A partir de là, plusieurs raisons incitent à
conserver la position politique qui a rendu la chose possible.  D’abord, la simple nécessité de la continuité
d’une bonne gestion de l’entreprise. Ensuite, la peur d’être soi-même dépossédé
par le Président suivant, lui aussi désireux d’aller « à la soupe ». Enfin,
le désir de jouir de l’impunité reconnue aux mandataires politiques.

 

A cela s’ajoute que la politique, en Afrique, est une
acrobatie qui se pratique sans parachute.

Lorsqu’un député, quelque part en Europe, n’est pas
réélu à la fin de son mandat, il peut compter sur différents « coussinets »
pour amortir le choc.

D’abord, les sociétés dont il a servi les intérêts peuvent
lui manifester leur reconnaissance (mandats d’administrateur aux prestations
symboliques mais aux jetons de présence confortables, contrats de « consultant »,
etc…). Rien de tel, bien sûr, en Afrique, puisqu’il n’y a as de distinction
entre la sphère des affaires et celle de la politique.

Ensuite, le député dégommé peut très bien conserver
néanmoins des activités aux niveaux municipal, provincial ou régional, où la
majorité n’est pas la même qu’au national. Mais ce niveaux, bigarrés en Europe,
sont en Afrique unicolore et monolithiques.

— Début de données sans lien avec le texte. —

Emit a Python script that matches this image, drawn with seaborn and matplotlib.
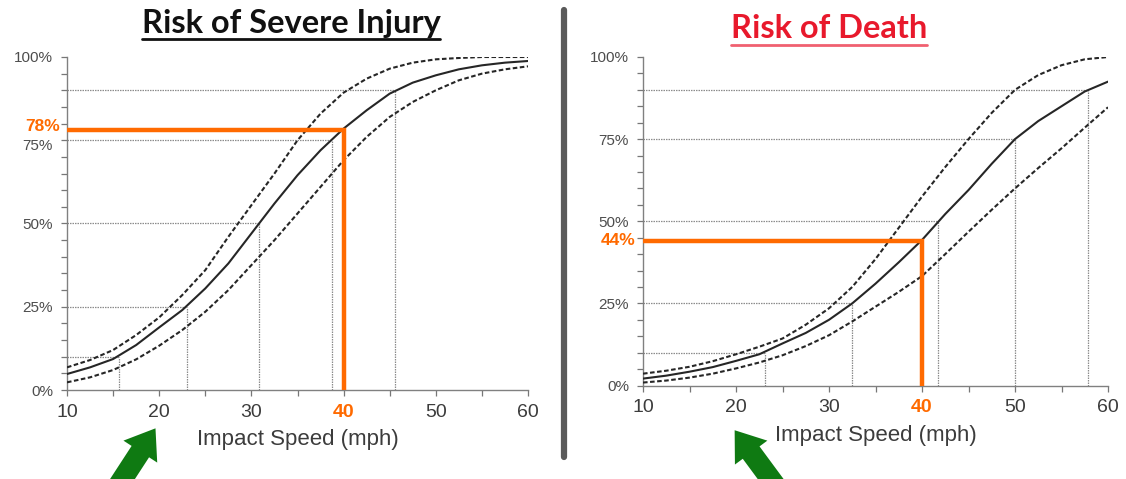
import matplotlib
matplotlib.use('Agg')
import matplotlib.pyplot as plt
import seaborn as sns
from matplotlib.lines import Line2D
from matplotlib.patches import FancyArrowPatch
from matplotlib.transforms import IdentityTransform, ScaledTranslation

######### DATA #########

speeds = [10, 12.5, 15, 17.5, 20, 22.5, 25, 27.5, 30, 32.5, 35,
          37.5, 40, 42.5, 45, 47.5, 50, 52.5, 55, 57.5, 60]

# risk of severe injury (%), median and the two dashed bounds
injury_mid = [4.8, 6.8, 9.3, 13.5, 18.8, 24, 30.5, 38, 47, 56, 64.5,
              72, 78.5, 84, 89, 92.3, 94.5, 96.3, 97.5, 98.3, 98.8]
injury_hi = [6.8, 9, 12, 16.5, 21.8, 28.5, 36, 46, 55.5, 65, 75,
             83, 89.3, 93.5, 96.5, 98.3, 99.3, 99.7, 100, 100, 100]
injury_lo = [2.3, 3.8, 6, 9.2, 13.3, 18, 23.5, 30, 37.5, 45, 53,
             61, 69, 76, 82, 86.5, 90, 93, 95, 96.3, 97.2]

# risk of death (%)
death_mid = [2.1, 3, 4.2, 5.6, 7.5, 9.5, 12.8, 16, 20, 25, 31,
             37.5, 44.3, 52.2, 59.5, 67.5, 75, 80.5, 85, 89.5, 92.5]
death_hi = [3.6, 4.5, 5.7, 7.4, 9.5, 11.8, 14.3, 18.5, 23.5, 30, 38.5,
            48, 57.5, 66.5, 75, 83, 90, 94.5, 97.5, 99.3, 100]
death_lo = [0.9, 1.5, 2.4, 3.6, 5.2, 7, 9.2, 12, 15.3, 19.5, 24,
            28.5, 33.3, 40, 46.8, 53.5, 60, 66.2, 72.2, 78.5, 84.7]

# reference levels and the speed where the median curve reaches them
levels = [10, 25, 50, 75, 90]
injury_cross = [15.6, 23.0, 30.8, 38.7, 45.6]
death_cross = [23.1, 32.5, 41.7, 50.05, 57.8]

highlight_speed = 40
injury_at_highlight = 78
death_at_highlight = 44

ORANGE = '#ff6a00'
GREEN = '#0f7a12'

sns.set_style('white')
plt.rcParams['font.family'] = ['Liberation Sans', 'DejaVu Sans']

fig = plt.figure(figsize=(11.26, 4.79), dpi=100)
W, H = 1126, 479


def draw_panel(ax, mid, hi, lo, cross, value, nudge_75=False):
    # guide lines at the reference levels
    ax.hlines(levels, 10, cross, color='#8c8c8c', lw=0.9, linestyle=(0, (1.2, 0.8)), zorder=1)
    ax.vlines(cross, 0, levels, color='#8c8c8c', lw=0.9, linestyle=(0, (1.2, 0.8)), zorder=1)

    # curves
    sns.lineplot(x=speeds, y=hi, ax=ax, color='#262626', lw=1.5, linestyle=(0, (2.2, 1.2)), zorder=3)
    sns.lineplot(x=speeds, y=lo, ax=ax, color='#262626', lw=1.5, linestyle=(0, (2.2, 1.2)), zorder=3)
    sns.lineplot(x=speeds, y=mid, ax=ax, color='#262626', lw=1.5, zorder=3)

    # highlighted speed
    sns.lineplot(x=[10, highlight_speed, highlight_speed], y=[value, value, 0], ax=ax,
                 sort=False, estimator=None, color=ORANGE, lw=3.2, zorder=4,
                 solid_joinstyle='miter')
    ax.text(9.2, value + (1.2 if nudge_75 else 0), '%d%%' % value, color=ORANGE,
            fontweight='bold', fontsize=12.5, ha='right', va='center')

    ax.set_xlim(10, 60)
    ax.set_ylim(0, 100)
    ax.set_xticks([10, 20, 30, 40, 50, 60])
    ax.set_xticks([15, 25, 35, 45, 55], minor=True)
    ax.set_yticks([0, 25, 50, 75, 100])
    ax.set_yticklabels(['0%', '25%', '50%', '75%', '100%'])
    ax.set_yticks(range(0, 101, 5), minor=True)
    ax.tick_params(axis='y', which='both', direction='out', length=4, width=0.9, color='#777777',
                   labelsize=11, labelcolor='#4d4d4d', pad=6, left=True)
    ax.tick_params(axis='x', which='both', direction='out', length=4, width=0.9, color='#777777',
                   labelsize=14, labelcolor='#3c3c3c', pad=6, bottom=True)
    for lab in ax.get_xticklabels():
        if lab.get_text() == str(highlight_speed):
            lab.set_color(ORANGE)
            lab.set_fontweight('bold')
    if nudge_75:
        for lab in ax.get_yticklabels():
            if lab.get_text() == '75%':
                lab.set_transform(lab.get_transform() + ScaledTranslation(0, -3 / 72, fig.dpi_scale_trans))
    sns.despine(ax=ax)
    for s in ['left', 'bottom']:
        ax.spines[s].set_color('#808080')
        ax.spines[s].set_linewidth(1.0)
    ax.set_xlabel('Impact Speed (mph)', fontsize=16, color='#3c3c3c', labelpad=6)
    ax.set_ylabel('')


ax1 = fig.add_axes([67 / W, (H - 390) / H, (528 - 67) / W, (390 - 57) / H])
ax2 = fig.add_axes([643 / W, (H - 385.5) / H, (1108 - 643) / W, (385.5 - 57) / H])

draw_panel(ax1, injury_mid, injury_hi, injury_lo, injury_cross, injury_at_highlight, nudge_75=True)
draw_panel(ax2, death_mid, death_hi, death_lo, death_cross, death_at_highlight)

# titles with underline
t1 = fig.text(291 / W, 1 - 23 / H, 'Risk of Severe Injury', ha='center', va='center',
              fontsize=23.5, fontweight='bold', color='#111111', family=['Lato', 'DejaVu Sans'])
t2 = fig.text(829 / W, 1 - 29 / H, 'Risk of Death', ha='center', va='center',
              fontsize=23.5, fontweight='bold', color='#e8192c', family=['Lato', 'DejaVu Sans'])
fig.canvas.draw()
for t, c in [(t1, '#111111'), (t2, '#f06070')]:
    bb = t.get_window_extent()
    fig.add_artist(Line2D([bb.x0 / W, bb.x1 / W], [(bb.y0 - 1) / H] * 2,
                          transform=fig.transFigure, color=c, lw=2))

# divider bar
fig.add_artist(Line2D([564 / W, 564 / W], [1 - 10 / H, 1 - 457 / H],
                      transform=fig.transFigure, color='#5a5a5a', lw=4.5))

# green arrows pointing at 20 mph
for tail, tip in [((116, -10), (157, 53)), ((778, -10), (733, 51))]:
    fig.add_artist(FancyArrowPatch(tail, tip, transform=IdentityTransform(),
                                   arrowstyle='simple,head_width=1.45,head_length=1.0,tail_width=0.75',
                                   mutation_scale=20, color=GREEN, lw=0))

fig.savefig('out.png', dpi=100)
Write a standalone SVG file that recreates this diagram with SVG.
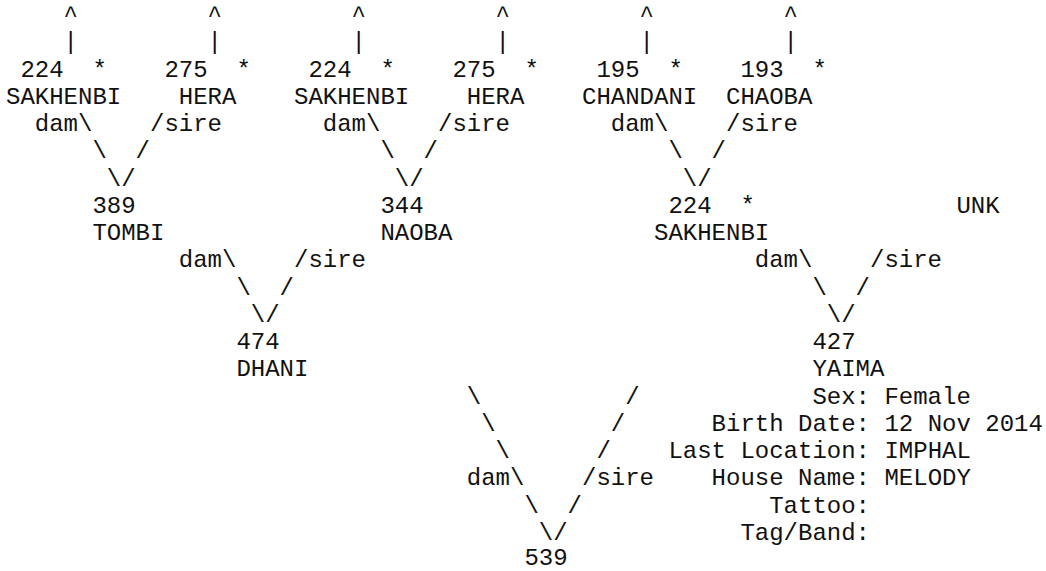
<svg xmlns="http://www.w3.org/2000/svg" width="1046" height="571" viewBox="0 0 1046 571">
<style>
text{font-family:"Courier New","Liberation Mono",monospace;font-size:24px;fill:#111;white-space:pre}
</style>
<rect width="1046" height="571" fill="#fff"/>
<g id="connectors">
<text x="63.6" y="22">^</text><text x="207.6" y="22">^</text><text x="351.6" y="22">^</text><text x="495.6" y="22">^</text><text x="639.6" y="22">^</text><text x="783.6" y="22">^</text>
<text x="63.6" y="49.25">|</text><text x="207.6" y="49.25">|</text><text x="351.6" y="49.25">|</text><text x="495.6" y="49.25">|</text><text x="639.6" y="49.25">|</text><text x="783.6" y="49.25">|</text>
<text x="34.8" y="131">dam\</text><text x="150" y="131">/sire</text>
<text x="322.8" y="131">dam\</text><text x="438" y="131">/sire</text>
<text x="610.8" y="131">dam\</text><text x="726" y="131">/sire</text>
<text x="92.4" y="158.25">\</text><text x="135.6" y="158.25">/</text>
<text x="380.4" y="158.25">\</text><text x="423.6" y="158.25">/</text>
<text x="668.4" y="158.25">\</text><text x="711.6" y="158.25">/</text>
<text x="106.8" y="185.5">\/</text><text x="394.8" y="185.5">\/</text><text x="682.8" y="185.5">\/</text>
<text x="178.8" y="267.25">dam\</text><text x="294" y="267.25">/sire</text>
<text x="754.8" y="267.25">dam\</text><text x="870" y="267.25">/sire</text>
<text x="236.4" y="294.5">\</text><text x="279.6" y="294.5">/</text>
<text x="812.4" y="294.5">\</text><text x="855.6" y="294.5">/</text>
<text x="250.8" y="321.75">\/</text><text x="826.8" y="321.75">\/</text>
<text x="466.8" y="403.5">\</text><text x="625.2" y="403.5">/</text>
<text x="481.2" y="430.75">\</text><text x="610.8" y="430.75">/</text>
<text x="495.6" y="458">\</text><text x="596.4" y="458">/</text>
<text x="466.8" y="485.25">dam\</text><text x="582" y="485.25">/sire</text>
<text x="524.4" y="512.5">\</text><text x="567.6" y="512.5">/</text>
<text x="538.8" y="539.75">\/</text>
</g>
<g id="n-224-a"><text x="20.4" y="76.5">224</text><text x="92.4" y="76.5">*</text><text x="6" y="103.75">SAKHENBI</text></g>
<g id="n-275-a"><text x="164.4" y="76.5">275</text><text x="236.4" y="76.5">*</text><text x="178.8" y="103.75">HERA</text></g>
<g id="n-224-b"><text x="308.4" y="76.5">224</text><text x="380.4" y="76.5">*</text><text x="294" y="103.75">SAKHENBI</text></g>
<g id="n-275-b"><text x="452.4" y="76.5">275</text><text x="524.4" y="76.5">*</text><text x="466.8" y="103.75">HERA</text></g>
<g id="n-195"><text x="596.4" y="76.5">195</text><text x="668.4" y="76.5">*</text><text x="582" y="103.75">CHANDANI</text></g>
<g id="n-193"><text x="740.4" y="76.5">193</text><text x="812.4" y="76.5">*</text><text x="726" y="103.75">CHAOBA</text></g>
<g id="n-389"><text x="92.4" y="212.75">389</text><text x="92.4" y="240">TOMBI</text></g>
<g id="n-344"><text x="380.4" y="212.75">344</text><text x="380.4" y="240">NAOBA</text></g>
<g id="n-224-c"><text x="668.4" y="212.75">224</text><text x="740.4" y="212.75">*</text><text x="654" y="240">SAKHENBI</text></g>
<g id="n-unk"><text x="956.4" y="212.75">UNK</text></g>
<g id="n-474"><text x="236.4" y="349">474</text><text x="236.4" y="376.25">DHANI</text></g>
<g id="n-427">
<text x="812.4" y="349">427</text><text x="812.4" y="376.25">YAIMA</text>
<text x="812.4" y="403.5">Sex: Female</text>
<text x="711.6" y="430.75">Birth Date: 12 Nov 2014</text>
<text x="668.4" y="458">Last Location: IMPHAL</text>
<text x="711.6" y="485.25">House Name: MELODY</text>
<text x="769.2" y="512.5">Tattoo:</text>
<text x="740.4" y="539.75">Tag/Band:</text>
</g>
<g id="n-539"><text x="524.4" y="565">539</text></g>
</svg>
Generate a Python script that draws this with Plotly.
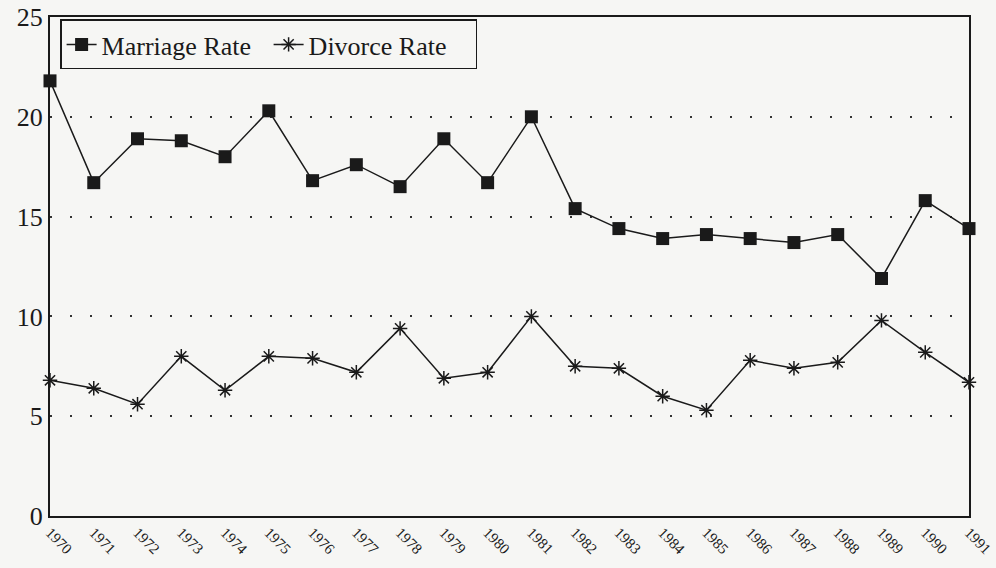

Enfin, l’Européen « dégommé » peut avoir
une fonction rémunérée dans le parti dont il est membre, et dans toute une
série d’organisations qui gravitent dans son orbite. On ne peut rien attendre
de tel des partis africains, dont la plupart ne sont que des machines électorales,
sans grand-chose de permanent entre les campagnes.

 

C’est donc la politique qui ouvre la porte du pouvoir
économique, mais celui-ci exige à son tour que le politique soit permanent,
tout à la fois pour des raisons de stabilité du management et de sécurité
personnelle. Très platement : le Président aspire à la présidence à vie
parce qu’un boutiquier veut passer sa vie dans sa boutique.

 

Deux voies sont possibles pour sortir de là.

 

On peut attendre le jour où la « démocratie en
kit » fera sortir des urnes une génération de politiciens désintéressés,
et où ils auront en face d’eux des responsables économiques eux aussi si épris
de pureté qu’ils ne tenteront pas de les acheter.

 

On peut aussi chercher à construire une démocratie
réelle, avec un réel pouvoir populaire s’étendant même à l’économie et y
imposant une autre logique que celle du profit.

 

Bien sûr, une de ces solutions est purement utopique.

 

 

 

 

 

 



[1] Les manuels d'histoire ont tendance à désigner le
processus qui a conduit les colonies africaines à l'indépendance par le terme
« décolonisation ». Lorsque l'on tente
de pénétrer plus profondément le sens de ce mot
on se retrouve confronté à l'ambiguïté des termes du
débat, et de la relation entre décolonisation et indépendance.

L'historiographie
de langue anglaise utilise
souvent
l'expression transfer of power, qui
a le mérite d'insister sur le caractère
processuel de la décolonisation (Cf. P. Gifford et W. R.
Louis (dir.), The transfer of power in
Africa: Decolonization 1940-1960
, New Haven, Yale University Press,
1982)
. Face à ce processus,
l'indépendance tient dès lors lieu d'un état de fait. Cette acceptation ne rend
toutefois pas compte de
toutes les espérances et utopies qui chargent ce terme, dès lors
profondément axiologique. Au-delà de sa déclaration et de sa reconnaissance,
l'indépendance
politico-économique reste un devenir, au même titre que le nationalisme
se main
tient comme un
critère déterminant dans la mise en ordre du champ politique des
sociétés postcoloniales. Les critères pour juger le
processus de la décolonisation,
comme ceux qui délimitent l'horizon de l'indépendance, sont en réalité
très
plastiques.
L'antagonisme des sentiments et l'irréductibilité des chronologies
hypothèquent
la possibilité d'un accord sur le sens de l'échec. Les projets décolonisateurs et indépendantistes divergent sensiblement
dans
leurs ambitions, mais ils
partagent plusieurs idées fondamentales.

 

[2] Le mot figure dans les dictionnaires du XVII°
siècle, mais uniquement pour parler du mouvement des planètes.